Abstract

• Artemisia annua produces phytochemicals possessing antimalarial, antitumor, anti-inflammatory, and anthelmintic activities. The main active ingredient, artemisinin, is extremely effective against malaria. Breeding to develop cultivars producing high levels of artemisinin can help meet worldwide demand for artemisinin and its derivatives. However, fundamental reproductive processes, such as the sequence of flowering and fertility, are not well understood and impair breeding and seed propagation programs.• Capitulum structure and floral sequence were studied using light and scanning electron microscopy to describe inflorescence architecture, floret opening, and seed set.• Florets are minute and born in capitula containing pistillate ray florets and hermaphroditic disk florets.
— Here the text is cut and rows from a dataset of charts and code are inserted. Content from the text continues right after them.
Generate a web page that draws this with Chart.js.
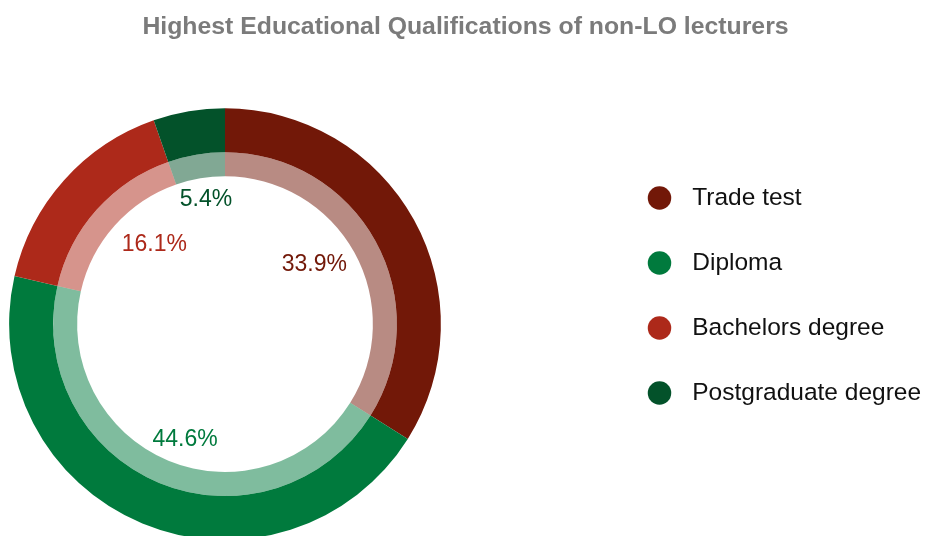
<!DOCTYPE html>
<html>
<head>
<meta charset="utf-8">
<title>Highest Educational Qualifications of non-LO lecturers</title>
<script src="https://cdn.jsdelivr.net/npm/chart.js@4.4.1/dist/chart.umd.min.js"></script>
<style>
  html, body { margin: 0; padding: 0; background: #fff; overflow: hidden; }
  #wrap { width: 931px; height: 536px; overflow: hidden; }
</style>
</head>
<body>
<div id="wrap"><canvas id="qualChart" width="931" height="540"></canvas></div>
<script>
const categories = ["Trade test", "Diploma", "Bachelors degree", "Postgraduate degree"];
const lecturerCounts = [19, 25, 9, 3];
const ringColors = ["#721808", "#007A3D", "#AD291A", "#03522A"];
const innerRingColors = ringColors.map((c) => c + "80"); // same hues, half opacity

const FONT = "'Liberation Sans', Arial, Helvetica, sans-serif";
Chart.defaults.font.family = FONT;

// legend marker: wide transparent canvas with the dot near its right edge,
// so the dot sits further from the left of the legend box than a stock marker
const LEGEND_BOX_W = 174;
function makeDot(color) {
  const c = document.createElement("canvas");
  c.width = LEGEND_BOX_W;
  c.height = 26;
  const g = c.getContext("2d");
  g.fillStyle = color;
  g.beginPath();
  g.arc(LEGEND_BOX_W - 20.5, 13, 11.75, 0, Math.PI * 2);
  g.fill();
  return c;
}
const legendDots = ringColors.map(makeDot);

// the legend can't be wider than half the canvas, so widen the plot area to the
// left a bit to put the ring where it sits in the original
const PLOT_SHIFT = 15.5;
const plotShift = {
  id: "plotShift",
  afterLayout(chart) {
    chart.chartArea.left -= PLOT_SHIFT;
    chart.chartArea.width += PLOT_SHIFT;
  },
};

// percentage labels placed just inside the pale ring, like datalabels anchor/align "start"
const pctLabels = {
  id: "pctLabels",
  afterDatasetsDraw(chart) {
    const { ctx } = chart;
    const meta = chart.getDatasetMeta(1);
    const total = lecturerCounts.reduce((a, b) => a + b, 0);
    const size = 23;
    ctx.save();
    ctx.font = size + "px " + FONT;
    ctx.textAlign = "center";
    ctx.textBaseline = "middle";
    meta.data.forEach((arc, i) => {
      const { x, y, startAngle, endAngle, innerRadius } = arc.getProps(
        ["x", "y", "startAngle", "endAngle", "innerRadius"], true);
      const mid = (startAngle + endAngle) / 2;
      const vx = -Math.cos(mid);
      const vy = -Math.sin(mid);
      const text = ((lecturerCounts[i] / total) * 100).toFixed(1) + "%";
      const w = ctx.measureText(text).width + 8;
      const h = size * 1.2 + 8;
      const s = 1 / Math.max(Math.abs(vx), Math.abs(vy));
      const lx = x + Math.cos(mid) * innerRadius + vx * 4 + (vx * s * w) / 2;
      const ly = y + Math.sin(mid) * innerRadius + vy * 4 + (vy * s * h) / 2;
      ctx.fillStyle = ringColors[i];
      ctx.fillText(text, lx, ly);
    });
    ctx.restore();
  },
};

const baseLabels = Chart.overrides.doughnut.plugins.legend.labels.generateLabels;

new Chart(document.getElementById("qualChart"), {
  type: "doughnut",
  data: {
    labels: categories,
    datasets: [
      {
        data: lecturerCounts,
        backgroundColor: ringColors,
        borderWidth: 0,
        hoverOffset: 0,
        weight: 44,
      },
      {
        data: lecturerCounts,
        backgroundColor: innerRingColors,
        borderWidth: 0,
        hoverOffset: 0,
        weight: 24,
      },
    ],
  },
  options: {
    responsive: false,
    animation: false,
    events: [],
    cutout: "68.5%",
    plugins: {
      tooltip: { enabled: false },
      title: {
        display: true,
        text: "Highest Educational Qualifications of non-LO lecturers",
        color: "#7b7b7b",
        font: { size: 24.8, weight: "bold" },
        padding: { top: 12.5, bottom: 66 },
      },
      legend: {
        position: "right",
        title: { display: true, text: " ", padding: 0, font: { lineHeight: "51px" } },
        labels: {
          color: "#111",
          font: { size: 24.5 },
          padding: 40.5,
          usePointStyle: true,
          pointStyleWidth: LEGEND_BOX_W,
          generateLabels(chart) {
            return baseLabels(chart).map((item, i) => ({ ...item, pointStyle: legendDots[i] }));
          },
        },
      },
    },
  },
  plugins: [plotShift, pctLabels],
});
</script>
</body>
</html>
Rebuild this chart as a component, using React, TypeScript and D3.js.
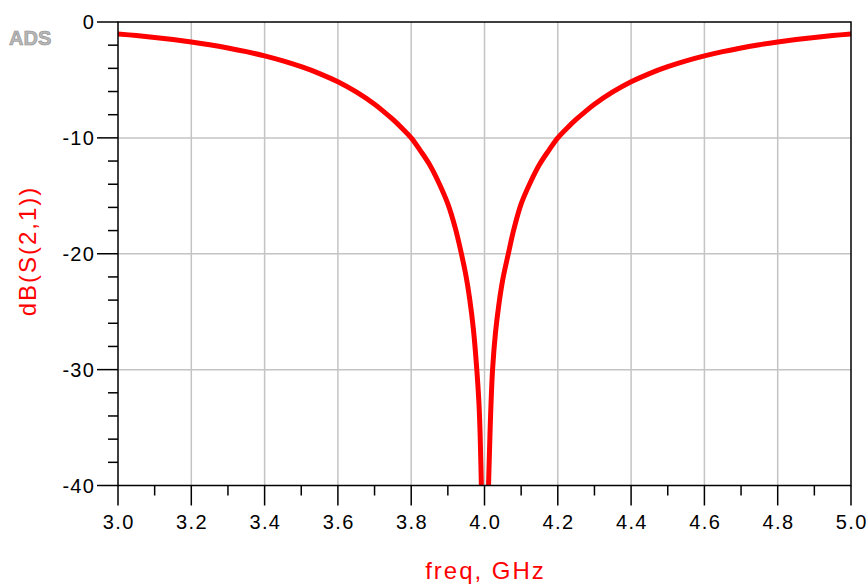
import * as d3 from "d3";

// frequency sweep (GHz) and dB(S(2,1))
const freqGHz = [
  3.0, 3.05, 3.1, 3.15, 3.2, 3.25, 3.3, 3.35, 3.4, 3.45, 3.5, 3.55, 3.6, 3.65,
  3.7, 3.725, 3.75, 3.775, 3.8, 3.825, 3.85, 3.875, 3.9, 3.92, 3.937, 3.95,
  3.96, 3.97, 3.979, 3.985, 3.988, 3.9905, 3.9925, 4.0, 4.0085, 4.011, 4.014,
  4.017, 4.022, 4.03, 4.04, 4.05, 4.065, 4.08, 4.1, 4.125, 4.15, 4.175, 4.2,
  4.225, 4.25, 4.275, 4.3, 4.35, 4.4, 4.45, 4.5, 4.55, 4.6, 4.65, 4.7, 4.75,
  4.8, 4.85, 4.9, 4.95, 5.0,
];
const s21dB = [
  -1.03, -1.17, -1.33, -1.51, -1.72, -1.96, -2.24, -2.56, -2.93, -3.36, -3.86,
  -4.45, -5.16, -6.04, -7.1, -7.73, -8.41, -9.17, -10.0, -11.1, -12.3, -13.85,
  -15.7, -17.75, -20.0, -22.0, -24.0, -26.6, -30.0, -33.0, -35.5, -38.6, -42.0,
  -60.0, -42.5, -40.0, -36.6, -33.6, -30.0, -26.8, -24.2, -22.2, -20.0, -17.9,
  -15.7, -13.85, -12.3, -11.1, -10.0, -9.17, -8.41, -7.73, -7.1, -6.04, -5.16,
  -4.45, -3.86, -3.36, -2.93, -2.56, -2.24, -1.96, -1.72, -1.51, -1.33, -1.17,
  -1.03,
];

const xMajor = [3.0, 3.2, 3.4, 3.6, 3.8, 4.0, 4.2, 4.4, 4.6, 4.8, 5.0];
const xMinor = [3.1, 3.3, 3.5, 3.7, 3.9, 4.1, 4.3, 4.5, 4.7, 4.9];
const yMajor = [0, -10, -20, -30, -40];
const yMinor = [-2, -4, -6, -8, -12, -14, -16, -18, -22, -24, -26, -28, -32, -34, -36, -38];

const W = 868;
const H = 585;
const left = 118;
const right = 851;
const top = 22;
const bottom = 485.5;

const font = "'Liberation Sans', Arial, Helvetica, sans-serif";

export default function App() {
  const x = d3.scaleLinear().domain([3, 5]).range([left, right]);
  const y = d3.scaleLinear().domain([0, -40]).range([top, bottom]);

  const pts = freqGHz.map((f, i) => [f, s21dB[i]] as [number, number]);
  const line = d3
    .line<[number, number]>()
    .x((d) => x(d[0]))
    .y((d) => y(d[1]))
    .curve(d3.curveCatmullRom.alpha(0.5));

  return (
    <svg
      width={W}
      height={H}
      style={{ position: "absolute", left: 0, top: 0, background: "#fff" }}
    >
      <defs>
        <clipPath id="plot">
          <rect x={left} y={top} width={right - left} height={bottom - top} />
        </clipPath>
      </defs>

      {/* ADS badge */}
      <text
        x={9}
        y={45}
        fontFamily={font}
        fontWeight="bold"
        fontSize={20}
        fill="#b8b8b8"
        stroke="#8c8c8c"
        strokeWidth={0.6}
      >
        ADS
      </text>

      {/* grid */}
      {xMajor.slice(1, -1).map((v) => (
        <line key={"gx" + v} x1={x(v)} x2={x(v)} y1={top} y2={bottom} stroke="#c4c4c4" strokeWidth={1.5} />
      ))}
      {yMajor.slice(1, -1).map((v) => (
        <line key={"gy" + v} x1={left} x2={right} y1={y(v)} y2={y(v)} stroke="#c4c4c4" strokeWidth={1.5} />
      ))}

      {/* curve */}
      <path
        d={line(pts) ?? ""}
        fill="none"
        stroke="#ff0000"
        strokeWidth={5}
        strokeLinejoin="round"
        clipPath="url(#plot)"
      />

      {/* frame */}
      <rect x={left} y={top} width={right - left} height={bottom - top} fill="none" stroke="#000" strokeWidth={1.5} />

      {/* y ticks */}
      {yMajor.map((v) => (
        <g key={"yt" + v}>
          <line x1={left - 21} x2={left} y1={y(v)} y2={y(v)} stroke="#000" strokeWidth={1.5} />
          <text
            x={95}
            y={y(v)}
            dy="0.36em"
            textAnchor="end"
            fontFamily={font}
            fontSize={20}
            letterSpacing={1.2}
            fill="#000"
          >
            {String(v)}
          </text>
        </g>
      ))}
      {yMinor.map((v) => (
        <line key={"ym" + v} x1={left - 10} x2={left} y1={y(v)} y2={y(v)} stroke="#000" strokeWidth={1.5} />
      ))}

      {/* x ticks */}
      {xMajor.map((v) => (
        <g key={"xt" + v}>
          <line x1={x(v)} x2={x(v)} y1={bottom} y2={bottom + 20} stroke="#000" strokeWidth={1.5} />
          <text
            x={x(v) + 0.8}
            y={528.5}
            textAnchor="middle"
            fontFamily={font}
            fontSize={20}
            letterSpacing={1.4}
            fill="#000"
          >
            {d3.format(".1f")(v)}
          </text>
        </g>
      ))}
      {xMinor.map((v) => (
        <line key={"xm" + v} x1={x(v)} x2={x(v)} y1={bottom} y2={bottom + 10} stroke="#000" strokeWidth={1.5} />
      ))}

      {/* axis titles */}
      <text
        x={(left + right) / 2 + 1}
        y={579}
        textAnchor="middle"
        fontFamily={font}
        fontSize={24}
        letterSpacing={2}
        fill="#ff0000"
      >
        freq, GHz
      </text>
      <text
        transform={`translate(36, 251) rotate(-90)`}
        textAnchor="middle"
        fontFamily={font}
        fontSize={24}
        letterSpacing={2}
        fill="#ff0000"
      >
        dB(S(2,1))
      </text>
    </svg>
  );
}
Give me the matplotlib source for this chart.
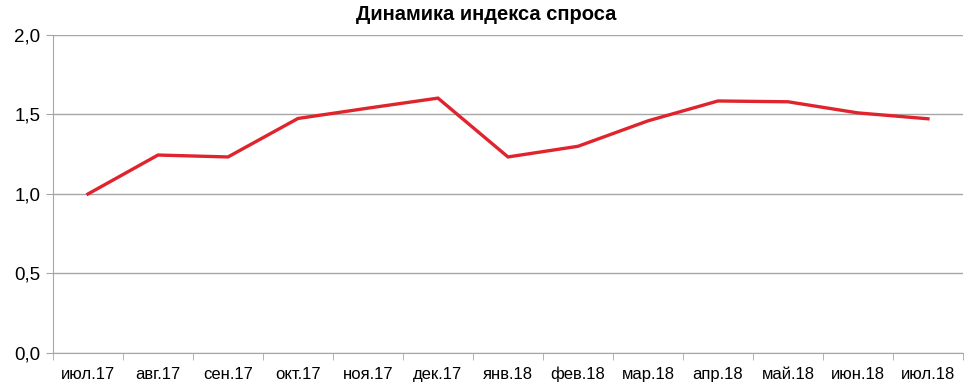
import matplotlib.pyplot as plt
import numpy as np
from matplotlib.ticker import FuncFormatter

plt.rcParams['font.family'] = ['Liberation Sans', 'DejaVu Sans']

months = ["июл.17", "авг.17", "сен.17", "окт.17", "ноя.17", "дек.17", "янв.18",
          "фев.18", "мар.18", "апр.18", "май.18", "июн.18", "июл.18"]
demand_index = [1.00, 1.245, 1.233, 1.475, 1.54, 1.603, 1.233,
                1.30, 1.46, 1.585, 1.58, 1.51, 1.473]

fig = plt.figure(figsize=(9.72, 3.91), dpi=100)
ax = fig.add_axes([0.0545, 0.0972, 0.9362, 0.8133])

x = np.arange(len(months))
ax.plot(x, demand_index, color="#E0242E", linewidth=2.4, solid_joinstyle="miter")

ax.set_xlim(-0.5, len(months) - 0.5)
ax.set_ylim(0, 2.0)
ax.set_yticks([0, 0.5, 1.0, 1.5, 2.0])
ax.yaxis.set_major_formatter(FuncFormatter(lambda v, p: f"{v:.1f}".replace(".", ",")))
ax.grid(axis="y", color="#A6A6A6", linewidth=1)
ax.set_axisbelow(True)

# category labels centred, tick marks between categories
ax.set_xticks(x)
ax.set_xticklabels(months, fontsize=12)
ax.set_xticks(np.arange(len(months) + 1) - 0.5, minor=True)
ax.tick_params(axis="x", which="major", length=0, pad=10)
ax.tick_params(axis="x", which="minor", length=5, color="#A6A6A6")
ax.tick_params(axis="y", length=5, color="#A6A6A6", labelsize=13.5, pad=4)

for s in ["top", "right"]:
    ax.spines[s].set_visible(False)
for s in ["left", "bottom"]:
    ax.spines[s].set_color("#A6A6A6")

fig.text(0.5, 0.962, "Динамика индекса спроса", ha="center", va="center",
         fontsize=14.5, fontweight="bold")

fig.savefig("out.png", dpi=100)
Ray florets have elongated stigmatic arms that extend prior to disk floret opening. Disk florets exhibit protandry. During the staminate phase, pollen is released within a staminate tube and actively presented with projections at the tip of stigmas as the pistil elongates. During the pistillate phase, stigmatic arms bifurcate and reflex. Stigmas are of the dry type and stain positively for polysaccharides, lipids, and an intact cuticle. Floret numbers vary with genotype, and capitula are predominantly composed of disk florets. Both ray and disk florets produce filled seed.• Gynomonoecy, early opening of ray florets, and dichogamy of disk florets promote outcrossing in A. annua For breeding and seed development, flowering in genotypes can be synchronized under short days according to the floral developmental stages defined. Floret number and percentage seed fill vary with genotype and may be a beneficial selection criterion.